Study for Meditation Mat

Study for Meditation Mat
Handspun Tapestry Weaving

Wednesday, 6 April 2011

Seeds of Attention: A Meditation on String

The snow is melting quickly, a welcome change from the two metre high banks we had in places a few week ago.  There are signs of grass and other foliage and, of course, the usual messes hidden under all that white stuff.  Perky sparrows are rescuing the last of the feed we left for the rabbits who visited under the front yard trees throughout this tough winter.  Seeds of spring are in the air.

Someone asked me to explain the difference between finding fibre work meditative and using fibre work as meditation practice.  I thought I'd give a bit of tutorial because it's best to explore this yourself.  You'll need approximately 30 minutes to complete the exercise, but don't worry if you can't spend that amount of time.  Do what you can.

Find yourself a comfortable place to sit, away from distractions.  You'll also need some yarn and a set of needles.  I like to use my hand spun wool yarns and wooden needles, but use what you have on hand:

Cast on an uneven number of stitches, using the cast on method of your choice.  I use knitted cast on most of the time.  You will be working in seed stitch and in order to keep each row the same (K1, P1 across the row), you need an uneven number of stitches.  I've used 15 here.

Make a mental note of your start time.  Begin to knit in pattern, paying attention to each stitch.  Focus on those stitches, the touch of the yarn, the movement and feel of the needles.  Each time your mind wanders, bring it back to the knitting and only the knitting.  Stay attentive; your mind should remain active.  Don't think or judge-simply observe.

Continue this practice for several minutes.  When you stop knitting, note the time again.  Did the time you spent focused on the knitting seem longer?  Shorter?  Did you have difficulty maintaining attention?

Notice how this meditation differs from your usual simple knitting. When we knit to relax, we are making something.  Our mind wanders to events of the day, to what's on television, to whatever is outside the knitting.  Our hands work automatically.  Our attention returns to our actions only when we sense a problem-a dropped stitch, a knot in the yarn, fatigue.  We "zone out."

This is a fine way to use knitting.  By relieving us from daily pressures, knitting helps us reduce stress, anxiety and anger so that we can relax.

But, again, "Meditation is not relaxation spelled differently."  (Jon Kabatt-Zinn)

There's the difference: when we use knitting, spinning and other fibre work to meditate, we remain active.  We zone in, bringing our attention to what we're doing right now-knitting.  We do our best to stay there.  We aren't making anything.  We are simply knitting.

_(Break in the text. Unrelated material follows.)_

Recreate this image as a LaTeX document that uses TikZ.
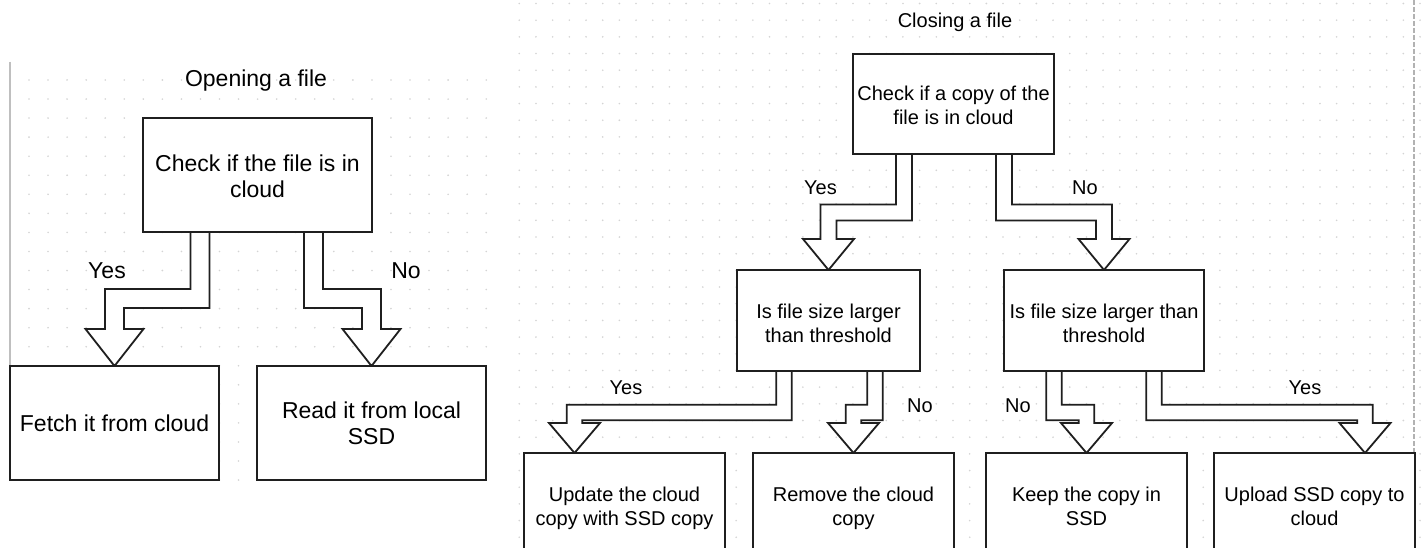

We are practising action, rather than distraction.

When we focus on action and attention, we calm down and reduce our stress in the long run, not just temporarily.  We learn to live in the moment.

When you're ready, move on to the next part of the meditation.  Remove your needle from your fabric and, one by one, undo the stitches you have knitted.  Ravel the piece until you are left with-a pile of yarn?  A simple ball?  Now ask yourself:  Is this yarn different than the yarn I began using?  What has changed?  Does the fabric remain in the yarn? 

Where did the fabric go?  It is clearly not there, yet it is-you can see the image in your mind.  The yarn it came from is here. So, what is the fabric now?

This exercise may give you an idea of the difference between using fibre to relax and using it to meditate.  It's a simple practice; but it can be difficult to maintain.  It may seem frivolous, a waste of time, especially since we are not making anything.  We are simply knitting.  What we know as "thinking mind" dislikes giving up control to "experience mind."  Thinking mind objects to this practice.  Let those thoughts pass and ask yourself:  what's wrong with paying attention to the things we do and love (or hate, for that matter)?

Knit, spin, live fully aware in whatever you do.